_Supplied information_:
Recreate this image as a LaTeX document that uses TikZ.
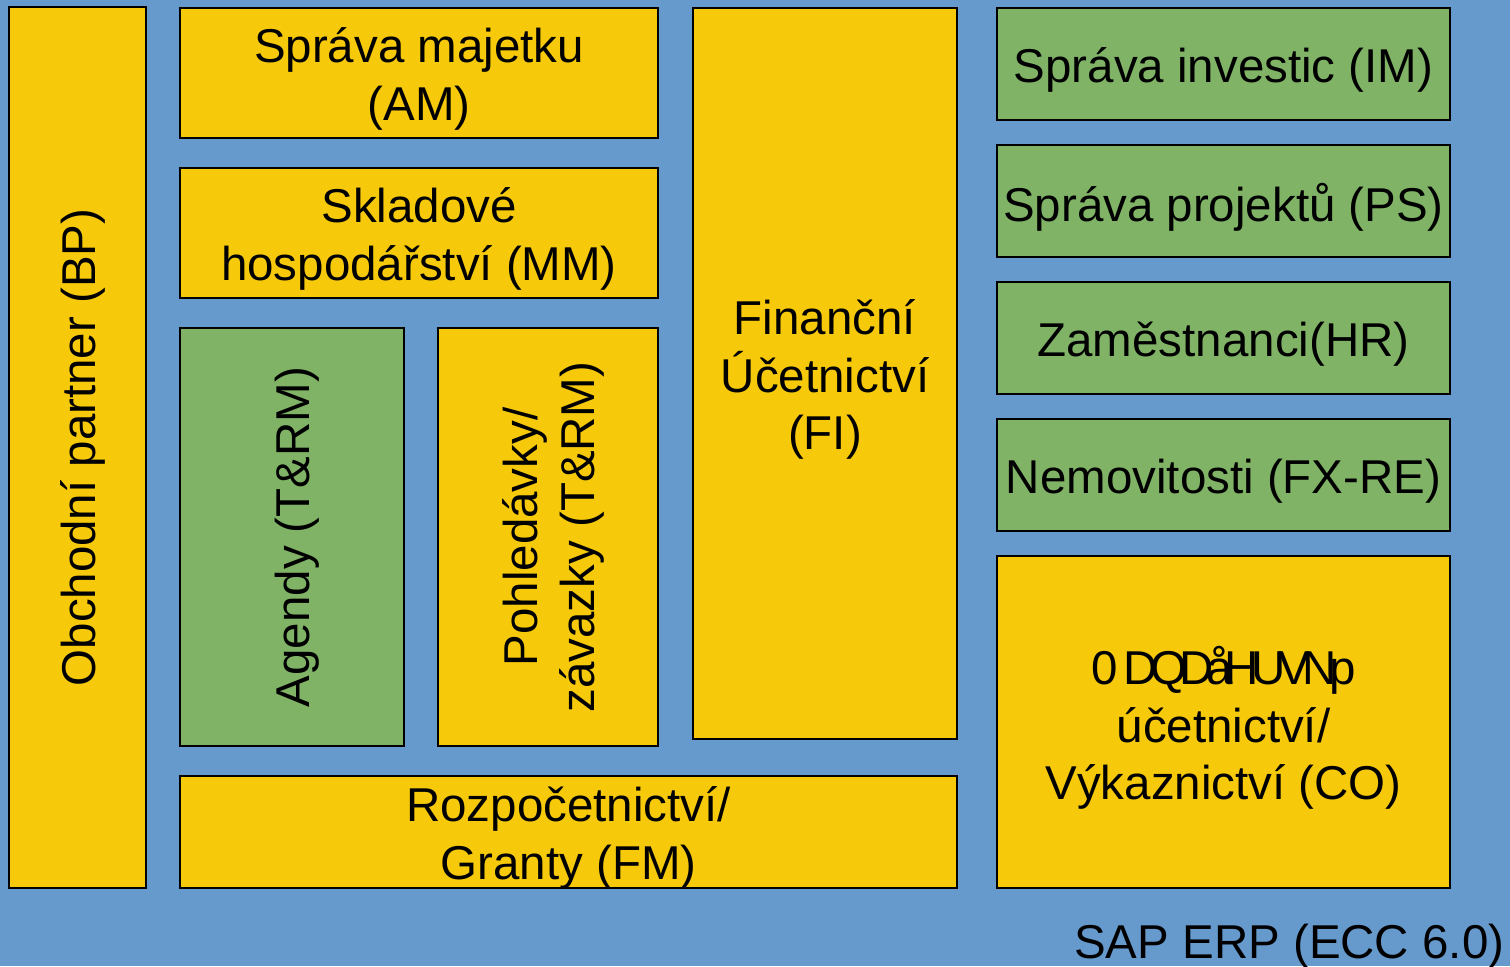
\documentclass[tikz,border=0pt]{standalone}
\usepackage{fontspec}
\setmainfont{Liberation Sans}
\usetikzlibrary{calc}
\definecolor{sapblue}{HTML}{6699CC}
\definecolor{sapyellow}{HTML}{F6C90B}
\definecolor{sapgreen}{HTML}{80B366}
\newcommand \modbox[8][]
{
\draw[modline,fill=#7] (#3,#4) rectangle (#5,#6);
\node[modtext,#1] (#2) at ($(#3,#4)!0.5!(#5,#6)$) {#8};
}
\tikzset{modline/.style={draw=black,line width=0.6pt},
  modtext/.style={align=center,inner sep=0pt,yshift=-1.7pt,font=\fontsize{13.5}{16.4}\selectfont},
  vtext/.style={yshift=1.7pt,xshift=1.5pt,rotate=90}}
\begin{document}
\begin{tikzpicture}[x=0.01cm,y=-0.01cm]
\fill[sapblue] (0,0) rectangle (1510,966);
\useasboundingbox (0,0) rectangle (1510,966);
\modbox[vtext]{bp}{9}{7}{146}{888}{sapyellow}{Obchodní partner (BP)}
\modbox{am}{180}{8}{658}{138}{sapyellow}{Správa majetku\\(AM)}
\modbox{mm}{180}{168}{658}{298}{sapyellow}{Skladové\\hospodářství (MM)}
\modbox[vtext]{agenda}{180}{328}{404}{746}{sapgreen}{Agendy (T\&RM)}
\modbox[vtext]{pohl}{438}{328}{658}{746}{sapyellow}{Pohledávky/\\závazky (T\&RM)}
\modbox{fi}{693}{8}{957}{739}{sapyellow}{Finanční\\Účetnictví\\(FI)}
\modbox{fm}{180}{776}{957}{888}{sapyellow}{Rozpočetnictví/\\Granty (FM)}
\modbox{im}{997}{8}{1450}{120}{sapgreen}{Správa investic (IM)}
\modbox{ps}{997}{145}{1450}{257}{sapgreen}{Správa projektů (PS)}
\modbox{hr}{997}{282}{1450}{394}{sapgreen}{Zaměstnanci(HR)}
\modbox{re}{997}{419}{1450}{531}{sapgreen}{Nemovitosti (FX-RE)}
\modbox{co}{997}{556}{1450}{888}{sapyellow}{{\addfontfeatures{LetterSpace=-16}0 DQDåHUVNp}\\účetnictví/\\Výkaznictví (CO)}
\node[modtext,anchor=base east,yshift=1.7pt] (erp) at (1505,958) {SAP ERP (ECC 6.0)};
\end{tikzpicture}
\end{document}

_Exercise directions_: Reproduce all of the material above word for word. Omit the pictures.

_Answer in full_:
Recreate this image as a LaTeX document that uses TikZ.
\documentclass[tikz,border=0pt]{standalone}
\usepackage{fontspec}
\setmainfont{Liberation Sans}
\usetikzlibrary{calc}
\definecolor{sapblue}{HTML}{6699CC}
\definecolor{sapyellow}{HTML}{F6C90B}
\definecolor{sapgreen}{HTML}{80B366}
\newcommand \modbox[8][]
{
\draw[modline,fill=#7] (#3,#4) rectangle (#5,#6);
\node[modtext,#1] (#2) at ($(#3,#4)!0.5!(#5,#6)$) {#8};
}
\tikzset{modline/.style={draw=black,line width=0.6pt},
  modtext/.style={align=center,inner sep=0pt,yshift=-1.7pt,font=\fontsize{13.5}{16.4}\selectfont},
  vtext/.style={yshift=1.7pt,xshift=1.5pt,rotate=90}}
\begin{document}
\begin{tikzpicture}[x=0.01cm,y=-0.01cm]
\fill[sapblue] (0,0) rectangle (1510,966);
\useasboundingbox (0,0) rectangle (1510,966);
\modbox[vtext]{bp}{9}{7}{146}{888}{sapyellow}{Obchodní partner (BP)}
\modbox{am}{180}{8}{658}{138}{sapyellow}{Správa majetku\\(AM)}
\modbox{mm}{180}{168}{658}{298}{sapyellow}{Skladové\\hospodářství (MM)}
\modbox[vtext]{agenda}{180}{328}{404}{746}{sapgreen}{Agendy (T\&RM)}
\modbox[vtext]{pohl}{438}{328}{658}{746}{sapyellow}{Pohledávky/\\závazky (T\&RM)}
\modbox{fi}{693}{8}{957}{739}{sapyellow}{Finanční\\Účetnictví\\(FI)}
\modbox{fm}{180}{776}{957}{888}{sapyellow}{Rozpočetnictví/\\Granty (FM)}
\modbox{im}{997}{8}{1450}{120}{sapgreen}{Správa investic (IM)}
\modbox{ps}{997}{145}{1450}{257}{sapgreen}{Správa projektů (PS)}
\modbox{hr}{997}{282}{1450}{394}{sapgreen}{Zaměstnanci(HR)}
\modbox{re}{997}{419}{1450}{531}{sapgreen}{Nemovitosti (FX-RE)}
\modbox{co}{997}{556}{1450}{888}{sapyellow}{{\addfontfeatures{LetterSpace=-16}0 DQDåHUVNp}\\účetnictví/\\Výkaznictví (CO)}
\node[modtext,anchor=base east,yshift=1.7pt] (erp) at (1505,958) {SAP ERP (ECC 6.0)};
\end{tikzpicture}
\end{document}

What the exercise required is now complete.